• **Task to complete**: Below are the records; pull every line that includes "with".

• **Figure scripts**:

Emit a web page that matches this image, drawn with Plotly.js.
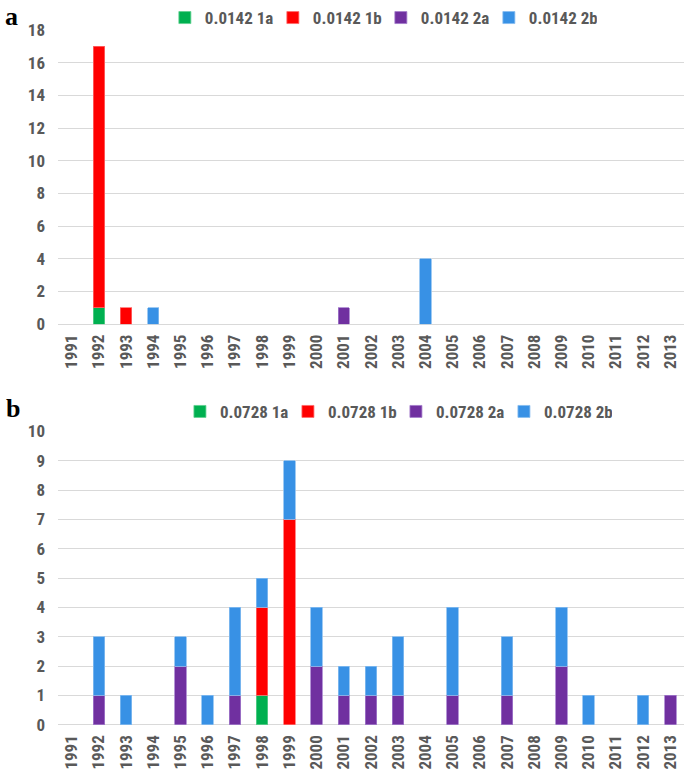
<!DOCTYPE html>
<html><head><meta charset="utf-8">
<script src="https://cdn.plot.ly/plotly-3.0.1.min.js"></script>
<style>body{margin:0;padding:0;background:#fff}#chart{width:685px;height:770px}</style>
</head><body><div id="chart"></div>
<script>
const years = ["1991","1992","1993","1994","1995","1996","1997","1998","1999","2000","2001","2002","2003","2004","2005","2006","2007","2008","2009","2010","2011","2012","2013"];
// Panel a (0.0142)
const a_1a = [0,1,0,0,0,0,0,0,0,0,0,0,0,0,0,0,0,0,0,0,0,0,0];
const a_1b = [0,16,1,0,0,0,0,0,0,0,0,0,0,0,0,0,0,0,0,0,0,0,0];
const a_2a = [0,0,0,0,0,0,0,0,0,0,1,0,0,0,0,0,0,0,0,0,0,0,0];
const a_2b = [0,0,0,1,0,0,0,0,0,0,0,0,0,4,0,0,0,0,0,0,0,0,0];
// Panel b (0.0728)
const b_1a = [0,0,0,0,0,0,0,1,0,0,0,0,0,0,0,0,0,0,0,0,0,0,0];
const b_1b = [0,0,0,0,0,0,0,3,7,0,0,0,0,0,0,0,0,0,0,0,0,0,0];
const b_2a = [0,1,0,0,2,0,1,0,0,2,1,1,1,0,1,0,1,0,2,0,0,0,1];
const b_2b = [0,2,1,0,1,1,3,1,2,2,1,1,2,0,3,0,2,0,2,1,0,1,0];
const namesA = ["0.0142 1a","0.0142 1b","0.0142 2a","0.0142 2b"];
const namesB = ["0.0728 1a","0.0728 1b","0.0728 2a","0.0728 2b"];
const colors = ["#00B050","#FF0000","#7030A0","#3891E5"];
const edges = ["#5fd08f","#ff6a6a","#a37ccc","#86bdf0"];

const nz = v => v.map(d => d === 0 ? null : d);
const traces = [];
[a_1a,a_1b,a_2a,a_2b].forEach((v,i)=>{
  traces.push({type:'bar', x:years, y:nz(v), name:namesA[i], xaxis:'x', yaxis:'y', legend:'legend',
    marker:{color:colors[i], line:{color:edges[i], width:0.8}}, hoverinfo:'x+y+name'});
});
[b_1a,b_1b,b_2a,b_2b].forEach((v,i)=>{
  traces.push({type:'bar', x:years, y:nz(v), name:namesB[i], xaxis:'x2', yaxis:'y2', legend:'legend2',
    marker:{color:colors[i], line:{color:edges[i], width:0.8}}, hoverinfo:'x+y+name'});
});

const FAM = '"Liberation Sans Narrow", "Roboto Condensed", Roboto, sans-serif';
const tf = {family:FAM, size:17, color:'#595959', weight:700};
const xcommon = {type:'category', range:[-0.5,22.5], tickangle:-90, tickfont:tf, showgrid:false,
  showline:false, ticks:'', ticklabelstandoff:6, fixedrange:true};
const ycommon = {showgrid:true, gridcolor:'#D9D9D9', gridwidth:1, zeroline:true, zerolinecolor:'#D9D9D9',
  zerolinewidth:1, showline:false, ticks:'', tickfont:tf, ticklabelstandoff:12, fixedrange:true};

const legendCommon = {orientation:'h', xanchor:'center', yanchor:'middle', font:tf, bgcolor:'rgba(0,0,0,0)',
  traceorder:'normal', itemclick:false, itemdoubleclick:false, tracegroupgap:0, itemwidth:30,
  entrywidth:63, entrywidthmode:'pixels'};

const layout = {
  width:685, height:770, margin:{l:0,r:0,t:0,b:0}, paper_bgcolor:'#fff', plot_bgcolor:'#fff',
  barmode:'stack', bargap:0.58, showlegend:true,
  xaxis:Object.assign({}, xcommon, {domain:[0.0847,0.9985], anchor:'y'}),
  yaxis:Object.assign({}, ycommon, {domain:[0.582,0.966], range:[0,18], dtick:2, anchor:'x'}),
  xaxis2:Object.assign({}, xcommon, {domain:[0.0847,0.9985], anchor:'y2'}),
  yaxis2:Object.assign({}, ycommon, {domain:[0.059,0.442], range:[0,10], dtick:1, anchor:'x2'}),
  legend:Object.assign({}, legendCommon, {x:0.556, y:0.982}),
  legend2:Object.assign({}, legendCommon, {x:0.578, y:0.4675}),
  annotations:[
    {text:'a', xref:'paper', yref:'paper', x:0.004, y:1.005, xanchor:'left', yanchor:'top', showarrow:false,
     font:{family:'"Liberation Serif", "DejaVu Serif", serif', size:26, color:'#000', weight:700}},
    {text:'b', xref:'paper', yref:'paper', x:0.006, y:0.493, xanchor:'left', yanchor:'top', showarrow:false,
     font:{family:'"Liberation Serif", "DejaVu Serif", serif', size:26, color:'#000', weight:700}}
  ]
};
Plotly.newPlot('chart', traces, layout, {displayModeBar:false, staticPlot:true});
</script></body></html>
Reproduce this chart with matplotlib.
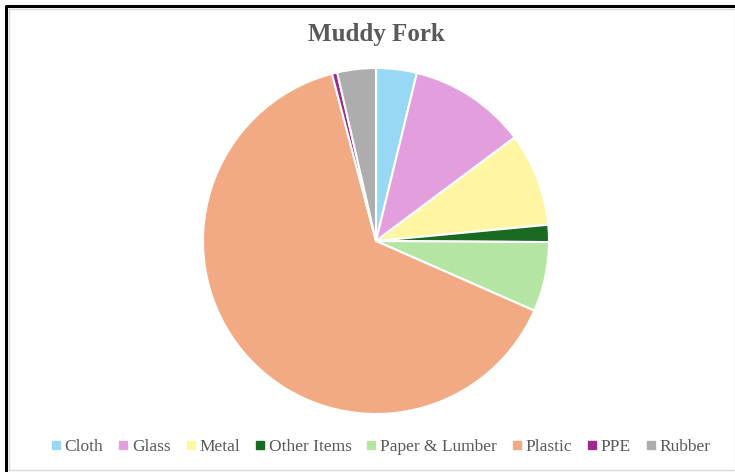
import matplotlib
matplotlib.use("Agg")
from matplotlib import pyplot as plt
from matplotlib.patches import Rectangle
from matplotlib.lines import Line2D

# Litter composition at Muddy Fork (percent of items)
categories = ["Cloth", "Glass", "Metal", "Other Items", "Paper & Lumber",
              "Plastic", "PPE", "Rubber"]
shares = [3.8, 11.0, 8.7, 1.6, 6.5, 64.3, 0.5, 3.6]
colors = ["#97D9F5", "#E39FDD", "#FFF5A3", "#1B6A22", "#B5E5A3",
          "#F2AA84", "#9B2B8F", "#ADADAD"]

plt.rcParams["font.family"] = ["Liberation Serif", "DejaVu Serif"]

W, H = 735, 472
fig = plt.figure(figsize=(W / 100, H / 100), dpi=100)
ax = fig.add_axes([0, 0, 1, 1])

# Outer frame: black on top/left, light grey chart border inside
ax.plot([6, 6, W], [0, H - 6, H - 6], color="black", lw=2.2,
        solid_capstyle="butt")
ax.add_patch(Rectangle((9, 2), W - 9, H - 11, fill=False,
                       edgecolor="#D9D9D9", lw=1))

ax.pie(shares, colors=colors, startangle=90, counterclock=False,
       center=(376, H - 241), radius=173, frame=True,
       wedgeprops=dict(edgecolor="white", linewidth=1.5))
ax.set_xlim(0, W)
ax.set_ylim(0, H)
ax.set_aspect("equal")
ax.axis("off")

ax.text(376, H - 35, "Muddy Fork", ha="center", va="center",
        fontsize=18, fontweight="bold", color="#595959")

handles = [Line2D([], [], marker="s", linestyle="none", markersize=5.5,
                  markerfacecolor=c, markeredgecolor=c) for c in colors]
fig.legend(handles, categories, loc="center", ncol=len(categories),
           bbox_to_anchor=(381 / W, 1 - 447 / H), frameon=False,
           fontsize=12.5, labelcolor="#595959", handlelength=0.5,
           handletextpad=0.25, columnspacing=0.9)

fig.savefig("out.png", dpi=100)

• **Solution to the exercise**:
Emit a web page that matches this image, drawn with Plotly.js.
Reproduce this chart with matplotlib.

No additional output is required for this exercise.